Reviews

Atman

There are many plays with just two characters, but in Atman this particular facet is more literal than most. This lean little play, around 50 minutes long, revolves around A (Lucy Griffiths) and B (Matthew Spencer). A’s disconnection from life and consequent loneliness has led her to seek the help of B, a therapist; but this is no ordinary consultation.

Not only do these two not have full names, but they inhabit an uncanny world with allegedly only one language, and the mysterious and powerful Library is embarking upon a project to possess every book that could possibly exist. A has discovered a novel chronicling the story of her life, and at B’s suggestion, experiments to see if she can be the author of herself.

If this sounds like something out of a Borges short story, you’re not far off.
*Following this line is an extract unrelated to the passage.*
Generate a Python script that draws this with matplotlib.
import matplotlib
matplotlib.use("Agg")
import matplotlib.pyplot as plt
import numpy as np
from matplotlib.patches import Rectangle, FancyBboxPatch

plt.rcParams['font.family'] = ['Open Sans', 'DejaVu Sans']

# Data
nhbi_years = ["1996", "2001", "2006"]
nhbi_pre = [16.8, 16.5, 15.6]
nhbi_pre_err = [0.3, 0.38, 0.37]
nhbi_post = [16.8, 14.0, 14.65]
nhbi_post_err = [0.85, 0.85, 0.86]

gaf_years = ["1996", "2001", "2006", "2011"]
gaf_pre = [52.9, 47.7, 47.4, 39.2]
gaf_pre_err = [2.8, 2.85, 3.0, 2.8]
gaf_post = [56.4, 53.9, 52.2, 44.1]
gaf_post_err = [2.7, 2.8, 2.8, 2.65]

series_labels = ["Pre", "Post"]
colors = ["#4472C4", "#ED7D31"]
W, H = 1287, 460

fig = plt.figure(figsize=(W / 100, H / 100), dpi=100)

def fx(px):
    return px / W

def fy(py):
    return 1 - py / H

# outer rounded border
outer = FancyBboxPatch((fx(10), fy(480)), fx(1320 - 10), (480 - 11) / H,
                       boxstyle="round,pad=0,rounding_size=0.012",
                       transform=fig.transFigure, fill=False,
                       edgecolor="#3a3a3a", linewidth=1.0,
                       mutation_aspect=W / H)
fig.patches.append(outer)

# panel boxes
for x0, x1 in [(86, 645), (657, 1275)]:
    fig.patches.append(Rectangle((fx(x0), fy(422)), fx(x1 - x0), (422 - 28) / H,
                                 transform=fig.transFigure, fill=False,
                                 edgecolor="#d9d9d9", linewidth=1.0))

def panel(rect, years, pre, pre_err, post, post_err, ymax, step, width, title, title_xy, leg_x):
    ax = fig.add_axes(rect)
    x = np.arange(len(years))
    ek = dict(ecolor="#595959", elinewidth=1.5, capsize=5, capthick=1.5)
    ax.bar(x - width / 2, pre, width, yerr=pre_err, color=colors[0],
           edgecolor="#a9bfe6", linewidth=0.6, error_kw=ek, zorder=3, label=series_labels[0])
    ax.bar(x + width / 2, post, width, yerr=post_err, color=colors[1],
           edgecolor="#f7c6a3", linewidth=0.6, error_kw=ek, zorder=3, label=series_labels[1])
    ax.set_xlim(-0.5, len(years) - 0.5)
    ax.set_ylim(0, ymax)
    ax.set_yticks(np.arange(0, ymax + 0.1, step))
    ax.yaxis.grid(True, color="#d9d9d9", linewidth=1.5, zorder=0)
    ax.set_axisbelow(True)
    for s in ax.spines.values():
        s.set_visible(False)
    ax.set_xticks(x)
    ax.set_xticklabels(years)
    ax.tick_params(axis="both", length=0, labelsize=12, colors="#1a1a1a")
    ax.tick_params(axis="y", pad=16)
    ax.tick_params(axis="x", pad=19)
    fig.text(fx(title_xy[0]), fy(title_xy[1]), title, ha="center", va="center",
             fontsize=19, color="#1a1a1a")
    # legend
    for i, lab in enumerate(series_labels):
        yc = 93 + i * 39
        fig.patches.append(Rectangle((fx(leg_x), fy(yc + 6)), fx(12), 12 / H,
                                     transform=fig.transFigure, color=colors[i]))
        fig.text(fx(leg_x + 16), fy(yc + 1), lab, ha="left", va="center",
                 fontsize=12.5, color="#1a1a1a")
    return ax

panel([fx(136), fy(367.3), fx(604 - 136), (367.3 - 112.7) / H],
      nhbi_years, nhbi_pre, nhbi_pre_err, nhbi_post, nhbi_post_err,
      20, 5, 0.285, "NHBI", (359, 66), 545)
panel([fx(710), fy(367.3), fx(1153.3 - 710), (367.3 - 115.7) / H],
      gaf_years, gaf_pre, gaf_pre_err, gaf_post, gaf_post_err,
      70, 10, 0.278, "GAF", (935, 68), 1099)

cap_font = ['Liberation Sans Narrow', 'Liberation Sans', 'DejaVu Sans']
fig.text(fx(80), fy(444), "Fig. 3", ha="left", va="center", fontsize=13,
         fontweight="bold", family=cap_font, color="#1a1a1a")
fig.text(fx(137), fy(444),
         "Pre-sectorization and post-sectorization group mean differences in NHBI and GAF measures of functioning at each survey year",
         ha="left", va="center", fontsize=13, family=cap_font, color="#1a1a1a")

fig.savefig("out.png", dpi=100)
Iain Finlay Macleod’s play – originally written and performed in Scots Gaelic five years ago – makes its English debut fully embracing the capacity of fiction to create and control.

Indeed, Borges would fully approve of the play’s Gaelic origins, obsessed as he was with neglected languages (as well as an author, he translated works from Old Norse and Old English into his native Spanish). Borges’ stories have been described as comedies of the intellect, “of an intellect doomed to trip over a banana skin” and, while dizzyingly intellectual, Macleod’s script is pithy enough to be witty as well as wise.
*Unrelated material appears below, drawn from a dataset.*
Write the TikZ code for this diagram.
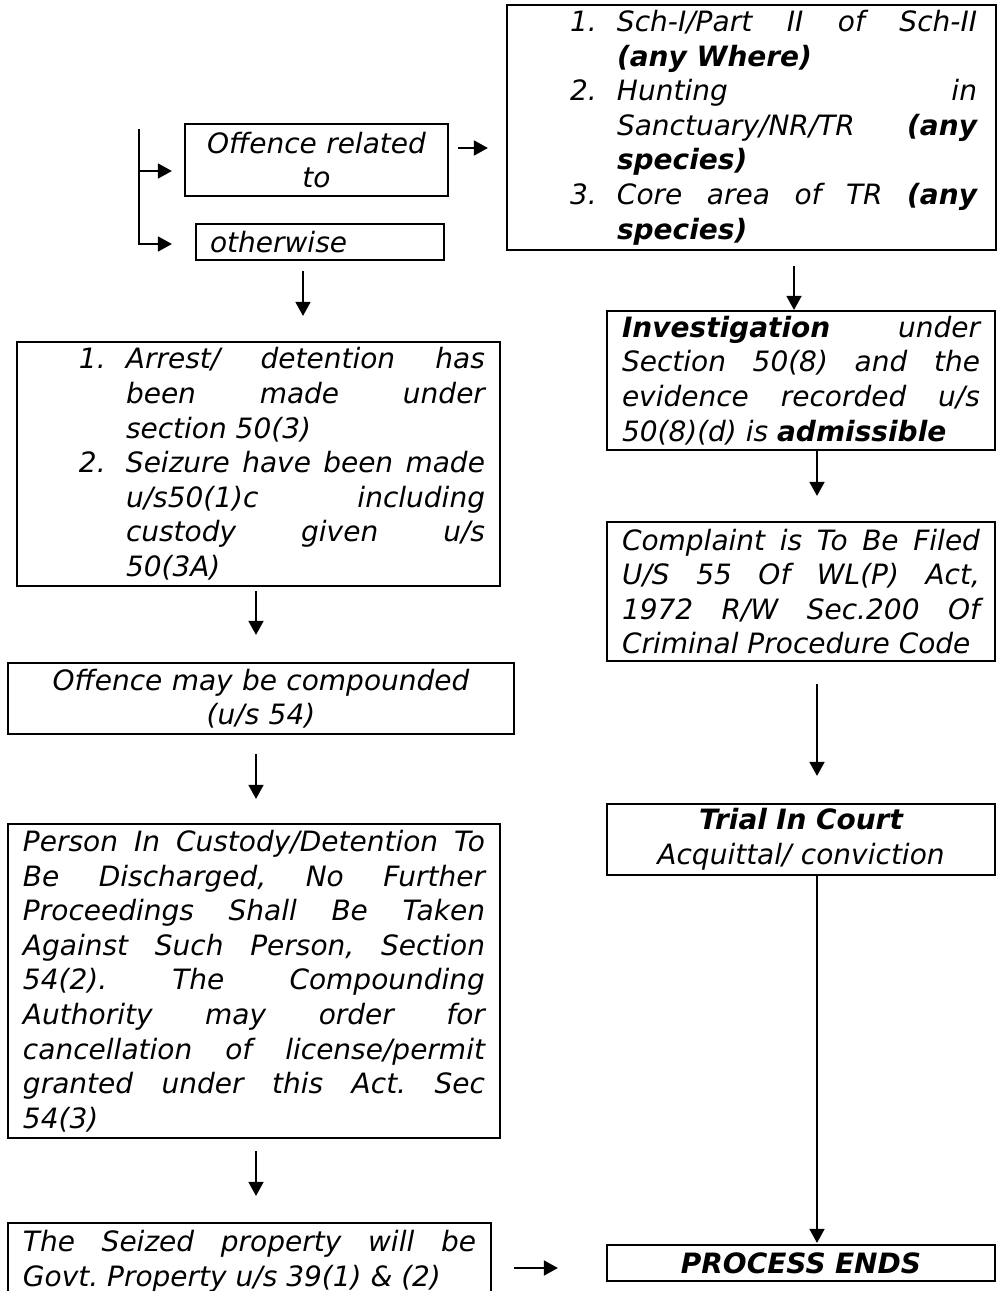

Lucy Griffiths (who you may recognise from BBC’s Robin Hood) and Matthew Spencer excel at breathing life into the intricate intellectual quandaries proposed by the script. Griffiths manages the not inconsiderable task of being impossibly beguiling while never distracting us from the play’s cleverness, and her self-absorbed personality has an irresistible believability ensuring that the audience’s curiosity is always in-step with her own.

Spencer is also excellent; his impeccable timing gives the piece the sharpness and verve on which the success of the piece depends. As the therapist, he is the one trying to impose structure on A’s life, which in turn attempts to control the structure of the play itself. In fact, Atman is rooted in this power struggle between A and B, between action and consequence.

This is portrayed between scenes through displays of physical movement that, although well performed, are largely unnecessary. The power-play is palpable enough in the script and its delivery by the two exemplary actors; the clashes of concepts didn’t need to be physicalized by having the actors chase each other with chairs around the stage.

Atman uses the set of Fanta Orange, which is currently playing at the Finborough during the week. But the backdrop is irrelevant: the conceptual landscapes Macleod’s language creates are both stark and striking while maintaining a not unfamiliar realism. This piece plays upon the authority of authorship and the friction of fictions to create a truly gripping drama of literary intent and dissent. Like any great story, it will remembered long after its telling.